A safari back in time to the battlefields of WW I in Kenya


(Posted 13th October 2014)

When the first article about the Battlefields of East Africa was published here, it was 98 years and counting, followed by another feature when it was 99 years and counting and ahead of the 100th anniversary of the start of the Great War, aka World War I, a third article was added.

Since the first publication had James Willson Esq. published his book and all my articles paled in comparison, as he described in his book ‘Guerillas of Tsavo’ details and connects the dots across the battlefield as only a true aficionado can. His years of hard work paid off when his book was published, now already a reference book for war history students, as nowhere else are the events of the European war which came to East Africa described as accurately and in such great detail. The war sucked in tens of thousands of African into the maelstrom of history, forced to fight for their colonial masters, dying in battle and of diseases and exhaustion by the tens of thousands and yet were never given the recognition, vis a vis a war cemetery, which those who fell by their side from Europe, Australia, New Zealand or even India received. Admittedly there are in each country monuments to remember the Kings’ African Rifles but with due respect, much more has to be done, like establishing final resting places, perhaps under the auspices of today’s armed forces in East Africa and of course adding these events into the local history books as the great- or even great-great-grandfathers of today’s generation very likely had been pressed into service and more likely than not lost their live for a King or a Kaiser they never saw and never knew.

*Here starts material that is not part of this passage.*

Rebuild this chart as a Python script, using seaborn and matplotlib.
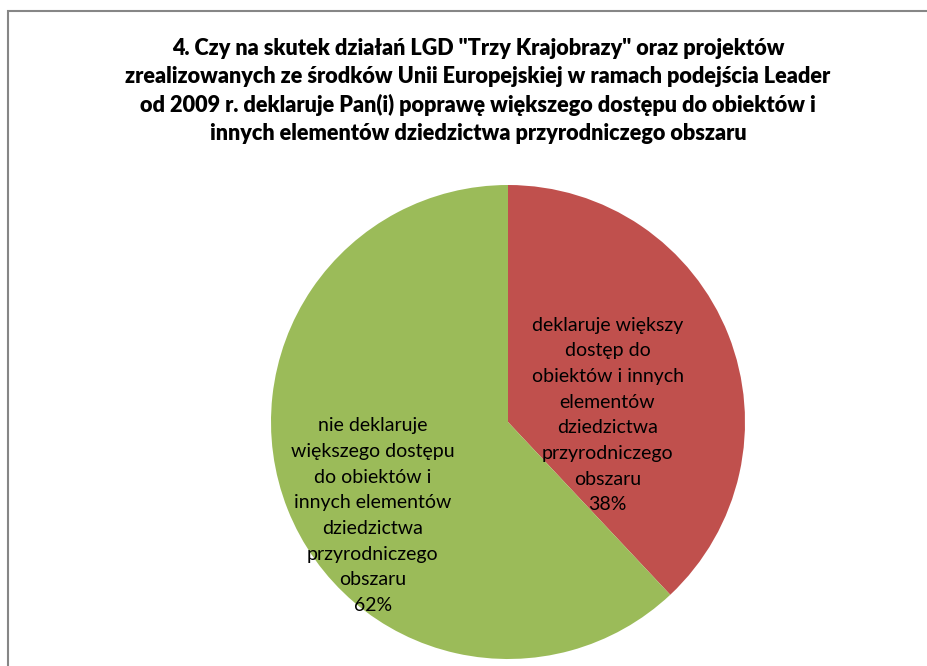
import matplotlib
matplotlib.use("Agg")
import matplotlib.pyplot as plt
import seaborn as sns
from matplotlib.patches import Rectangle

sns.set_theme(style="white")
plt.rcParams['font.family'] = ['Lato', 'DejaVu Sans']

title_lines = [
    '4. Czy na skutek działań LGD "Trzy Krajobrazy" oraz projektów',
    'zrealizowanych ze środków Unii Europejskiej w ramach podejścia Leader',
    'od 2009 r. deklaruje Pan(i) poprawę większego dostępu do obiektów i',
    'innych elementów dziedzictwa przyrodniczego obszaru',
]
categories = [
    "deklaruje większy\ndostęp do\nobiektów i innych\nelementów\ndziedzictwa\nprzyrodniczego\nobszaru",
    "nie deklaruje\nwiększego dostępu\ndo obiektów i\ninnych elementów\ndziedzictwa\nprzyrodniczego\nobszaru",
]
values = [38, 62]
colors = ["#C0504D", "#9BBB59"]

W, H = 927, 666
fig = plt.figure(figsize=(W / 100, H / 100), dpi=100)
fig.patch.set_facecolor("white")

# chart frame (extends past right and bottom edges)
fig.patches.append(Rectangle((8 / W, -0.05), 1.1, (H - 11) / H + 0.05,
                             transform=fig.transFigure, fill=False,
                             edgecolor="#868686", linewidth=1.5))

fig.text(478 / W, (H - 91) / H, "\n".join(title_lines), ha="center", va="center",
         fontsize=15.6, fontweight="heavy", color="black", linespacing=1.42)

R = 237
ax = fig.add_axes([(508 - R) / W, (H - 422 - R) / H, 2 * R / W, 2 * R / H])
wedges, _ = ax.pie(values, colors=colors, startangle=90, counterclock=False,
                   radius=1.0, wedgeprops=dict(linewidth=0))
ax.set_xlim(-1, 1)
ax.set_ylim(-1, 1)
ax.set_aspect("equal")
ax.axis("off")

label_pos = [(0.42, 0.03), (-0.57, -0.395)]
for cat, v, (x, y) in zip(categories, values, label_pos):
    ax.text(x, y, f"{cat}\n{v}%", ha="center", va="center", fontsize=14,
            color="black", linespacing=1.62)

fig.savefig("out.png", dpi=100, facecolor="white")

It is largely down to James work, and that of his supporters like Willie Mwadilo, General Manager of Sarova Taita Hills and Salt Lick lodges, that today tribute has been paid to the war dead and that gradually a sense of responsibility is emerging to give the remains of Africa’s war dead their own final resting place.

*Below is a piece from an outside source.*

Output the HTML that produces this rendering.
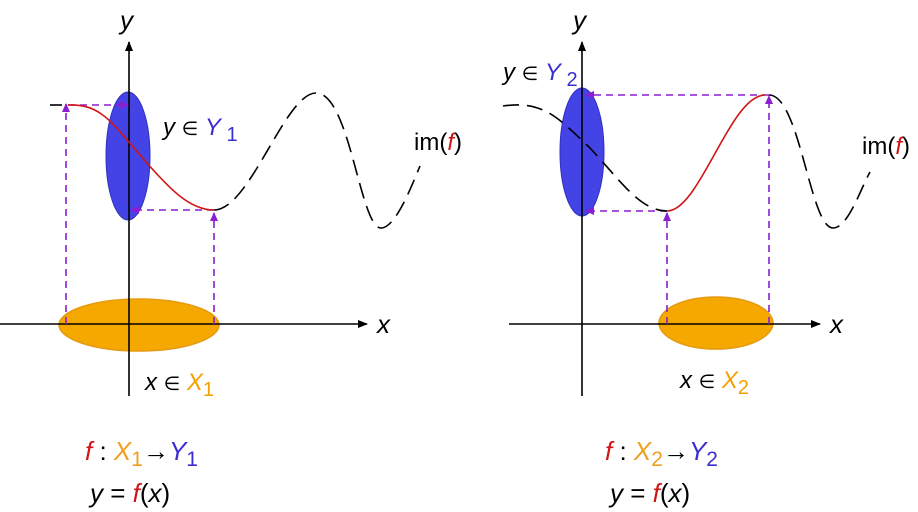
<!DOCTYPE html>
<html><head><meta charset="utf-8"><style>
html,body{margin:0;padding:0;background:#fff;}
svg{display:block;}
text{font-family:"Liberation Sans","DejaVu Sans",sans-serif;font-size:24px;}
.i{font-style:italic;}
.e{font-size:19px;}
.b{font-size:26px;}
</style></head><body>
<svg width="918" height="512" viewBox="0 0 918 512" xmlns="http://www.w3.org/2000/svg">
<defs>
<marker id="ak" markerWidth="10" markerHeight="8" refX="9" refY="4" orient="auto" markerUnits="userSpaceOnUse"><path d="M0,0 L10,4 L0,8 Z" fill="#000"/></marker>
<marker id="ap" markerWidth="9" markerHeight="8" refX="8" refY="4" orient="auto" markerUnits="userSpaceOnUse"><path d="M0,0 L9,4 L0,8 Z" fill="#8a1ed0"/></marker>
</defs>
<!-- LEFT -->
<ellipse cx="139" cy="325" rx="80" ry="26" fill="#f5a800" stroke="#e59a10" stroke-width="1.5"/>
<ellipse cx="128" cy="156" rx="22" ry="64" fill="#4343e6" stroke="#3030c0" stroke-width="1"/>
<line x1="0" y1="324" x2="367" y2="324" stroke="#000" stroke-width="1.6" marker-end="url(#ak)"/>
<line x1="129" y1="396" x2="129" y2="42" stroke="#000" stroke-width="1.6" marker-end="url(#ak)"/>
<g stroke="#8a1ed0" stroke-width="1.6" stroke-dasharray="7,5" fill="none">
<line x1="66" y1="324" x2="66" y2="104" marker-end="url(#ap)"/>
<line x1="68" y1="105" x2="128" y2="105" marker-end="url(#ap)"/>
<line x1="214" y1="210" x2="131" y2="210" marker-end="url(#ap)"/>
<line x1="214" y1="324" x2="214" y2="213" marker-end="url(#ap)"/>
</g>
<path d="M50,105 L62,105" stroke="#000" stroke-width="1.6"/>
<path d="M68,105 C100,104 110,120 140,155 C170,190 190,210 214,210" stroke="#d01515" stroke-width="1.6" fill="none"/>
<path d="M214,210 C250,210 285,93 316,93 C350,93 360,228 381,228 C395,228 410,190 420,166" stroke="#000" stroke-width="1.6" fill="none" stroke-dasharray="16,8"/>
<text x="120" y="29" class="i b">y</text>
<text x="163" y="135"><tspan class="i">y</tspan> <tspan class="e">∈</tspan> <tspan class="i" fill="#3b2ed0">Y</tspan><tspan fill="#3b2ed0" font-size="20" dy="6"> 1</tspan></text>
<text x="414" y="150">im(<tspan class="i" fill="#d01515">f</tspan>)</text>
<text x="377" y="333" class="i b">x</text>
<text x="145" y="390"><tspan class="i">x</tspan> <tspan class="e">∈</tspan> <tspan class="i" fill="#f5a000">X</tspan><tspan fill="#f5a000" font-size="20" dy="6">1</tspan></text>
<text x="85" y="460" class="b"><tspan class="i" fill="#d01515">f</tspan> : <tspan class="i" fill="#f0a020">X</tspan><tspan fill="#f0a020" font-size="21" dy="6">1</tspan><tspan dy="-6">→</tspan><tspan class="i" fill="#3b2ed0">Y</tspan><tspan fill="#3b2ed0" font-size="21" dy="6">1</tspan></text>
<text x="90" y="502" class="b"><tspan class="i">y</tspan> = <tspan class="i" fill="#d01515">f</tspan>(<tspan class="i">x</tspan>)</text>
<!-- RIGHT -->
<ellipse cx="716" cy="323" rx="57" ry="26" fill="#f5a800" stroke="#e59a10" stroke-width="1.5"/>
<ellipse cx="582" cy="152" rx="22" ry="64" fill="#4343e6" stroke="#3030c0" stroke-width="1"/>
<line x1="509" y1="324" x2="820" y2="324" stroke="#000" stroke-width="1.6" marker-end="url(#ak)"/>
<line x1="582" y1="396" x2="582" y2="42" stroke="#000" stroke-width="1.6" marker-end="url(#ak)"/>
<g stroke="#8a1ed0" stroke-width="1.6" stroke-dasharray="7,5" fill="none">
<line x1="769" y1="95" x2="586" y2="95" marker-end="url(#ap)"/>
<line x1="667" y1="211" x2="586" y2="211" marker-end="url(#ap)"/>
<line x1="667" y1="324" x2="667" y2="213" marker-end="url(#ap)"/>
<line x1="769" y1="324" x2="769" y2="96" marker-end="url(#ap)"/>
</g>
<path d="M503,106 C545,100 560,120 590,148 C620,180 640,211 667,211" stroke="#000" stroke-width="1.6" fill="none" stroke-dasharray="16,8"/>
<path d="M667,211 C700,211 730,95 765,95" stroke="#d01515" stroke-width="1.6" fill="none"/>
<path d="M769,95 C800,95 810,228 833,228 C848,228 860,190 870,172" stroke="#000" stroke-width="1.6" fill="none" stroke-dasharray="16,8"/>
<text x="573" y="29" class="i b">y</text>
<text x="503" y="80"><tspan class="i">y</tspan> <tspan class="e">∈</tspan> <tspan class="i" fill="#3b2ed0">Y</tspan><tspan fill="#3b2ed0" font-size="20" dy="6"> 2</tspan></text>
<text x="862" y="154">im(<tspan class="i" fill="#d01515">f</tspan>)</text>
<text x="830" y="333" class="i b">x</text>
<text x="680" y="388"><tspan class="i">x</tspan> <tspan class="e">∈</tspan> <tspan class="i" fill="#f5a000">X</tspan><tspan fill="#f5a000" font-size="20" dy="6">2</tspan></text>
<text x="605" y="460" class="b"><tspan class="i" fill="#d01515">f</tspan> : <tspan class="i" fill="#f0a020">X</tspan><tspan fill="#f0a020" font-size="21" dy="6">2</tspan><tspan dy="-6">→</tspan><tspan class="i" fill="#3b2ed0">Y</tspan><tspan fill="#3b2ed0" font-size="21" dy="6">2</tspan></text>
<text x="610" y="502" class="b"><tspan class="i">y</tspan> = <tspan class="i" fill="#d01515">f</tspan>(<tspan class="i">x</tspan>)</text>
</svg>
</body></html>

In his latest effort has James Willson now launched a Battlefield Tour itinerary and I am very pleased to be among the first to publish the details of that tour, which in years to come will hopefully form an integral part of any visit to the Taita Taveta area, the Taita Hills Lodge and Tsavo West National Park’s part leading to Lake Jipe, to Grogan’s Castle and to Lake Chala, all of course on the Kenyan side of the border which 100 years ago was a prized British colony.

Considering that tens of thousands every year visit the European battlefields of WWI and the European, Asian and Pacific battlefields of WWII, there sure will be enough students of war history, war buffs and even descendants who might want to set eyes on the African theatre and pay their respects. Safari Njema to all who go and visit!